Defense Secretary Dick Cheney, in an unambiguous signal to the military services that he is in charge at the Pentagon, Friday publicly chewed out the highest ranking Air Force officer for “free-lancing” a political compromise on strategic missile modernization on Capitol Hill.
At a press conference after his first week on the job, Cheney said that he is “not happy” with Gen. Larry D. Welch, the Air Force chief of staff, for talking to lawmakers about a possible deal on land-based ballistic missiles.
“He was not speaking for the department,” the former Wyoming congressman said with a distinct edge to his voice. “I think it’s inappropriate for a uniformed officer to be in a position where he is in fact negotiating an arrangement.
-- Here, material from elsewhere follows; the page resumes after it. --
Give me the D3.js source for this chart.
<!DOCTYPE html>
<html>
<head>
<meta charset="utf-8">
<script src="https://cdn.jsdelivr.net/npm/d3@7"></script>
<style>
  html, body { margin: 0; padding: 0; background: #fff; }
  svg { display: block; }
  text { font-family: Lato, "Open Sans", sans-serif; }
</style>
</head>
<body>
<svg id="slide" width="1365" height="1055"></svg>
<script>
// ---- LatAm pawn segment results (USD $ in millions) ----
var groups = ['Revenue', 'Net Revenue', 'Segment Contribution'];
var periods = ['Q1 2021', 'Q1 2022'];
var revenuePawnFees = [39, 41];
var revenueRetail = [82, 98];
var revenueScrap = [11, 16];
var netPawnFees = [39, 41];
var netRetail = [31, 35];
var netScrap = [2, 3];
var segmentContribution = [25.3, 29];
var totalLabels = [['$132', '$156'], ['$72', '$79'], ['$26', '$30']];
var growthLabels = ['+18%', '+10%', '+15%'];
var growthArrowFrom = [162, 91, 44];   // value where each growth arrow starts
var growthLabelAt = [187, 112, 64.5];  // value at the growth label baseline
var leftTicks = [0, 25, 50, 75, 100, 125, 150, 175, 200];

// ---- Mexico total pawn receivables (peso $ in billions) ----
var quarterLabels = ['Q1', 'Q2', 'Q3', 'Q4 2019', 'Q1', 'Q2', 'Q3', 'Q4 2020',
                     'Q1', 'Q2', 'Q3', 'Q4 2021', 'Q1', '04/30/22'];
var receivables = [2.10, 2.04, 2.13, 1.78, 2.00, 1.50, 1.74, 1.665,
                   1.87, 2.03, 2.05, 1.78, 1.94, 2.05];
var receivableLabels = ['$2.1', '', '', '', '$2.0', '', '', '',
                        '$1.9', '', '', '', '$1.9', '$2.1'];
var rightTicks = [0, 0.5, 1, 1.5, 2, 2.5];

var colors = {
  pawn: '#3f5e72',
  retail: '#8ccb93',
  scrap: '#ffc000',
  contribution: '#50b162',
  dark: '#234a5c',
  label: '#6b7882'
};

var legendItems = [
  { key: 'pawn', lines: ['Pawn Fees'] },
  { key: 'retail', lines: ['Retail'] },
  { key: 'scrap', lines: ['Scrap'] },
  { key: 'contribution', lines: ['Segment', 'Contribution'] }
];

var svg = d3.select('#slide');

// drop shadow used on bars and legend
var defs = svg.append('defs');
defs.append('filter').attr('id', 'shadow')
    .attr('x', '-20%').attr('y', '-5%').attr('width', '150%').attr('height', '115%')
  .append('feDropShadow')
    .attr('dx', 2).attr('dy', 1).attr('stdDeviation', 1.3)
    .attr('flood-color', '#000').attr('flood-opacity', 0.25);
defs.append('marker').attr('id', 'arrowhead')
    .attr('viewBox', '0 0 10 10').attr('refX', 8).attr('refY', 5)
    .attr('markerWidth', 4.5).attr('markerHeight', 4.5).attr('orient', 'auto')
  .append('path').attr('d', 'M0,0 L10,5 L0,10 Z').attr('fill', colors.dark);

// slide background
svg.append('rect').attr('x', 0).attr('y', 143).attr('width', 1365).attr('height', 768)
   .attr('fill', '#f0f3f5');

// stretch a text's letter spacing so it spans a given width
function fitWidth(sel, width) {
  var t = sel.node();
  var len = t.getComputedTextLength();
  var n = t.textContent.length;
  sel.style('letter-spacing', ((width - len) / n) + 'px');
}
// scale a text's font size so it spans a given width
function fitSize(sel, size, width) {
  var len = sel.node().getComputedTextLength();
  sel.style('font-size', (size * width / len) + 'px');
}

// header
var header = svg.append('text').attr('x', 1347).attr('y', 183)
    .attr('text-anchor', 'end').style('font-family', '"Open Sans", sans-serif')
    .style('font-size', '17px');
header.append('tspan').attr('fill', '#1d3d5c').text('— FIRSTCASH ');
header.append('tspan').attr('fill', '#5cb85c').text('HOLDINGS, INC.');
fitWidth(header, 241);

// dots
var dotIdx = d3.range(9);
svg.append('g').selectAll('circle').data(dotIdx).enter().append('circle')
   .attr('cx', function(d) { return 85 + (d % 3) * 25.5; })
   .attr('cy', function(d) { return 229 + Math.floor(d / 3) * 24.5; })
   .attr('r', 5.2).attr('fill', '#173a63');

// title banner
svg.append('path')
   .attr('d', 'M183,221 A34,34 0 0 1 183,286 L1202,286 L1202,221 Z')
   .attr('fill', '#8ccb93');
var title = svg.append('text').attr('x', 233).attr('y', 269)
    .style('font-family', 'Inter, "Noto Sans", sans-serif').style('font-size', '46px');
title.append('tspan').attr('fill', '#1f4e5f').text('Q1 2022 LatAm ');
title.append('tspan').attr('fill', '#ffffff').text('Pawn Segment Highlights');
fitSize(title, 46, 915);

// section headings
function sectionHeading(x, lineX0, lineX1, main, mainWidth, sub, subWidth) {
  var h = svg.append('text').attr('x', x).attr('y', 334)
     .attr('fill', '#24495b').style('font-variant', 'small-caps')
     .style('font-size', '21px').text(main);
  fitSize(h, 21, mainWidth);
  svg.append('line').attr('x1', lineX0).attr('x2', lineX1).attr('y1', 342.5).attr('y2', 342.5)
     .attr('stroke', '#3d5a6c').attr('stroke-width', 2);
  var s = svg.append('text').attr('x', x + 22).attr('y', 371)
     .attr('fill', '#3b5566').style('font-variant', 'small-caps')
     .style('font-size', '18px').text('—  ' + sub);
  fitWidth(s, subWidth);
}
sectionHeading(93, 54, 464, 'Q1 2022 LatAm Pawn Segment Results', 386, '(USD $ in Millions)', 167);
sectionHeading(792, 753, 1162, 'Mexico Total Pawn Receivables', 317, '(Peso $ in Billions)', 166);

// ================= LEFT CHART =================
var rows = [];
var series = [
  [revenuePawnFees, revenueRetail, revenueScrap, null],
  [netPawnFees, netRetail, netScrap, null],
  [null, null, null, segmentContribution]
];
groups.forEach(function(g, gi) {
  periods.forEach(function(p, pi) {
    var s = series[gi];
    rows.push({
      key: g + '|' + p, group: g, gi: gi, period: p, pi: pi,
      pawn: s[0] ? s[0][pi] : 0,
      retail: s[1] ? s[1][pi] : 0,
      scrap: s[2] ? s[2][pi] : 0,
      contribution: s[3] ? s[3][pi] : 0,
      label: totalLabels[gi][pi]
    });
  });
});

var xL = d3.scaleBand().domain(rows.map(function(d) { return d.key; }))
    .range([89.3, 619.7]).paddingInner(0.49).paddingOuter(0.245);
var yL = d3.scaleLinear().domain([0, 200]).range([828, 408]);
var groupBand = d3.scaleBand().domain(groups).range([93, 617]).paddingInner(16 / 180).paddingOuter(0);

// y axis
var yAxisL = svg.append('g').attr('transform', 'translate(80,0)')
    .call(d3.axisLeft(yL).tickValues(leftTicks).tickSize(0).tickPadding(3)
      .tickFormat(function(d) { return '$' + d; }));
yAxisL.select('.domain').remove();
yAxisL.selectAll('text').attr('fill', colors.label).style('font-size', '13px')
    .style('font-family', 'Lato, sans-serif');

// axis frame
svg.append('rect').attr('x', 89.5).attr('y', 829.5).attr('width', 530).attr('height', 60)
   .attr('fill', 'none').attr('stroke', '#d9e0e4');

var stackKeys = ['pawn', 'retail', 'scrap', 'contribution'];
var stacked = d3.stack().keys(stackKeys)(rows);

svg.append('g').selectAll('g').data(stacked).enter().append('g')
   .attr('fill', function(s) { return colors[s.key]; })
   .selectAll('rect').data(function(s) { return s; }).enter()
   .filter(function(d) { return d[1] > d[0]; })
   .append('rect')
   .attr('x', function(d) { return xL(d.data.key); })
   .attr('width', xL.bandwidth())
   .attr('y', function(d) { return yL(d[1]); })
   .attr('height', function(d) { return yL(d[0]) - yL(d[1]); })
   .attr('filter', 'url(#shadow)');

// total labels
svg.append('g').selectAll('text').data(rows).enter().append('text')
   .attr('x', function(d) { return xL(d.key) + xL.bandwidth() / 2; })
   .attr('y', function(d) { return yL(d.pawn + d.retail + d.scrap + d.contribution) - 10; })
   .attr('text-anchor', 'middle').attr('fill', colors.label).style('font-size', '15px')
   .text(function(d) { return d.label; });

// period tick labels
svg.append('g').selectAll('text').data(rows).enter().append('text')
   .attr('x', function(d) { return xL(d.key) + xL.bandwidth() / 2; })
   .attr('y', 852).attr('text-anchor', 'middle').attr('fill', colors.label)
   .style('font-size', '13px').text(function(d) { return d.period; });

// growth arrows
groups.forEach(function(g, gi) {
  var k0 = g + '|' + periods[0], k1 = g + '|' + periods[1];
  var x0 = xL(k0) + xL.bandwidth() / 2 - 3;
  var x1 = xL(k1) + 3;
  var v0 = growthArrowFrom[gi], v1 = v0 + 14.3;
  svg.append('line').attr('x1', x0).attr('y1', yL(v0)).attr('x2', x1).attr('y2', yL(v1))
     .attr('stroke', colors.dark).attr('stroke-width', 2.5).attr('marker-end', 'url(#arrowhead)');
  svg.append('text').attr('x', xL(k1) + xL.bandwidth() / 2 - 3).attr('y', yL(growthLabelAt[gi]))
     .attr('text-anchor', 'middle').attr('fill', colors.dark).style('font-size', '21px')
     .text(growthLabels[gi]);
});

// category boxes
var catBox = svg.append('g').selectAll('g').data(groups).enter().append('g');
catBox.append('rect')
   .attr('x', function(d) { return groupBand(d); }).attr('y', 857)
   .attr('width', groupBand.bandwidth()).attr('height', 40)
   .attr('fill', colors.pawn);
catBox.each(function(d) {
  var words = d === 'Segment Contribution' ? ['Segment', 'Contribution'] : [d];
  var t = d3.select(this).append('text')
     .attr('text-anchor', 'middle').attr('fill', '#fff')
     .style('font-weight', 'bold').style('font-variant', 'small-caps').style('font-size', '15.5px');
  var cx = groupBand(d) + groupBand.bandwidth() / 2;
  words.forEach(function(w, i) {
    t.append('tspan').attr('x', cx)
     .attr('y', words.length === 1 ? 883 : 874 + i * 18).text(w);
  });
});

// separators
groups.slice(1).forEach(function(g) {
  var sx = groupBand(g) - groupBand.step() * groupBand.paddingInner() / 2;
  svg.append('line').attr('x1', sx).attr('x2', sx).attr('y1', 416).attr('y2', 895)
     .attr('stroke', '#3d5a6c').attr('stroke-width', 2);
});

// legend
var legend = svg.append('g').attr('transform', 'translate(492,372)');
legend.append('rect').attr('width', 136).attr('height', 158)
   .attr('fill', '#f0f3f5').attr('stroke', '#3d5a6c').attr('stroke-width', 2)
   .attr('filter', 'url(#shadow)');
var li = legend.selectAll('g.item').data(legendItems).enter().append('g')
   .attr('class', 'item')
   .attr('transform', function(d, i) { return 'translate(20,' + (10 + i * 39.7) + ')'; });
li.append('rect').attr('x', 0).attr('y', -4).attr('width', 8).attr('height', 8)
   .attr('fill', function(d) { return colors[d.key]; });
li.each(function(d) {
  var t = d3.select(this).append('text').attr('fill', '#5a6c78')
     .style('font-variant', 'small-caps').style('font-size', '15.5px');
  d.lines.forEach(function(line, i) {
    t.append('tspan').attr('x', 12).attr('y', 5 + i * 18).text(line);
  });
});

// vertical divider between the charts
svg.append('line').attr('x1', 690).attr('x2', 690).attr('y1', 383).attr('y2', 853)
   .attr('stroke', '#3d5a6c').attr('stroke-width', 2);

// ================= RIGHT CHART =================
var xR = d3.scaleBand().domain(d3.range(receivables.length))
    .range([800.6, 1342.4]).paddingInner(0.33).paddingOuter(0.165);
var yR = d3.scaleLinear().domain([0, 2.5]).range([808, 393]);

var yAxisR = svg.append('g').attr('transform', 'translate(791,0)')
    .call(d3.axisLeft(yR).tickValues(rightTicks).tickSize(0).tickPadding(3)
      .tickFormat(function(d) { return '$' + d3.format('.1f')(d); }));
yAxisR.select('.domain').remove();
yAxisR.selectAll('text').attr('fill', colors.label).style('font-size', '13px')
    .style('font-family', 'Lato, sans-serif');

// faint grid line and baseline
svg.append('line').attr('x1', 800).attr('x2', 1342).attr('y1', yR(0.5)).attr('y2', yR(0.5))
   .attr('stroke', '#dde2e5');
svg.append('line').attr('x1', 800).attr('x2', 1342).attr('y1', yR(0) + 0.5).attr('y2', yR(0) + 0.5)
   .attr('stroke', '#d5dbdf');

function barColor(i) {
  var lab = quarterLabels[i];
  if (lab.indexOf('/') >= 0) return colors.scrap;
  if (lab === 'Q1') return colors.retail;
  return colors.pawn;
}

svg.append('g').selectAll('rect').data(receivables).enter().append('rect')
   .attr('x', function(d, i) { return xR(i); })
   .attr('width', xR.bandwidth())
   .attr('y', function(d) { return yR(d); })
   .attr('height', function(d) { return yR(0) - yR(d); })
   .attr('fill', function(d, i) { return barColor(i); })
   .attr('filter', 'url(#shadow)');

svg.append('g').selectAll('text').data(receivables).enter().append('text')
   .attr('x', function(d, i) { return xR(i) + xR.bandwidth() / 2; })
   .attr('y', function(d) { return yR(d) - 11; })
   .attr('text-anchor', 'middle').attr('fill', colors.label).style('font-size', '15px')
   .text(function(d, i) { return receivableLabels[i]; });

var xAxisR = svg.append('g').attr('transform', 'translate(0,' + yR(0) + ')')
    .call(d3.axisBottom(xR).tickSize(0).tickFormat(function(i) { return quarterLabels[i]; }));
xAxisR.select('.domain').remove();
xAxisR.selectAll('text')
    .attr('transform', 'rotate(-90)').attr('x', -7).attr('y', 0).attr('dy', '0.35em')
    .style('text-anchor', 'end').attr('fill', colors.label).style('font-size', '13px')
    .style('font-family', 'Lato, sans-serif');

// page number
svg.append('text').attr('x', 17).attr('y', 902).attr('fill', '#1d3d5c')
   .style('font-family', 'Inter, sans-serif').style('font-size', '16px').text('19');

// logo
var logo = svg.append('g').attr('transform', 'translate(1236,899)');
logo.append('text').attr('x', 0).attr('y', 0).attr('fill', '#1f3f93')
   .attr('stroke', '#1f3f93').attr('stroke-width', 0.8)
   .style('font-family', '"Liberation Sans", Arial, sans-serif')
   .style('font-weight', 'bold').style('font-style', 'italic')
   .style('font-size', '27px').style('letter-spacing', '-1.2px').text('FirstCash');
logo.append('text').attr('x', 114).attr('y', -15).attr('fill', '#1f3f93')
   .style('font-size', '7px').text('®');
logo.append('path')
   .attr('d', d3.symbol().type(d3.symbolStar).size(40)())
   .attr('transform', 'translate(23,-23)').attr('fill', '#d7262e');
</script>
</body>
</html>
I will make known to him my displeasure.”
Air Force Issues Denial
Welch had no comment, but an Air Force statement denied that he was negotiating a missile deal with Congress.
In his first public session with reporters, Cheney displayed an impressive grasp of the issues confronting the Pentagon as well as a ready wit.
Cheney told of getting lost in the Pentagon basement last Saturday while his chauffeur waited to take him to the White House for a meeting with President Bush. He finally found the right stairway and marched smartly out toward his car.
“I sort of tightened my tie and walked out like I knew exactly where I was. . . . Nobody had the nerve to ask me where the hell I’d been,” Cheney said.
Wearing a gray pinstriped suit and polished cowboy boots, the new defense secretary fielded questions on subjects ranging from Pentagon budget cuts to the “Star Wars” anti-missile defense plan.
Wants Well-Trained Forces
He said that his priority will be to maintain well-trained and well-equipped military forces, even if it means cutting their overall size. He said that he remains an “agnostic” on how quickly the “Star Wars” program should progress and how much should be spent on it.
Cheney succinctly summarized the arguments for and against the two competing systems proposed to modernize and add mobility to the nation’s land-based intercontinental ballistic missile force: a rail-borne version of the 10-warhead MX and the truck-mounted single-warhead Midgetman.
Congress has demanded that the Administration choose between the two systems or devise an affordable means of building both. The issue is part of a continuing review of the nation’s strategic forces, and Administration officials have not yet decided how to settle it.
“I have, as yet, made no decision with respect to the question of ICBM modernization. All of our options are open,” Cheney said. “The President has not yet made any decision on it. To say that a compromise is near, I think, would be premature.”
However, over the last two weeks, senior Air Force officials, including Welch and acting Air Force Secretary James F. McGovern, have discussed a plan with key lawmakers under which the Air Force would be allowed to deploy both missiles.
Talks Called Unauthorized
The discussions were unauthorized, Cheney stressed Friday. Then the new defense secretary leveled a shot at Welch, a four-star general and member of the Joint Chiefs of Staff, for shopping his proposal around Capitol Hill. “He was obviously up there on his own hook.”
Cheney added: “Everyone is entitled to one mistake.”
Welch’s four-year term as Air Force chief of staff will expire in July, 1990. McGovern assumed the top civilian Air Force job in December and had been expected to keep the job if former Sen. John Tower (R-Tex.) were confirmed as defense secretary. Tower was rejected by the Senate two weeks ago because of questions about his drinking and ties to defense contractors.
Sources said Friday that Cheney had told McGovern earlier in the week that he will not be retained.
Response by Military
The Air Force, in a written response to Cheney’s comments, said: “Gen. Welch has made it clear in congressional testimony and in response to questions that the Air Force has no new proposals for the Congress until the secretary of defense and the President make their decision” about the missile programs.
Cheney said Friday that he had spent a majority of his time this week trying to fill senior positions in the Pentagon. He said that he has made a number of decisions that he will forward to the White House for approval next week, but he did not announce any names.
Three of Cheney’s former congressional aides will move over to the Pentagon to serve as chief spokesman, director of legislative affairs and general counsel.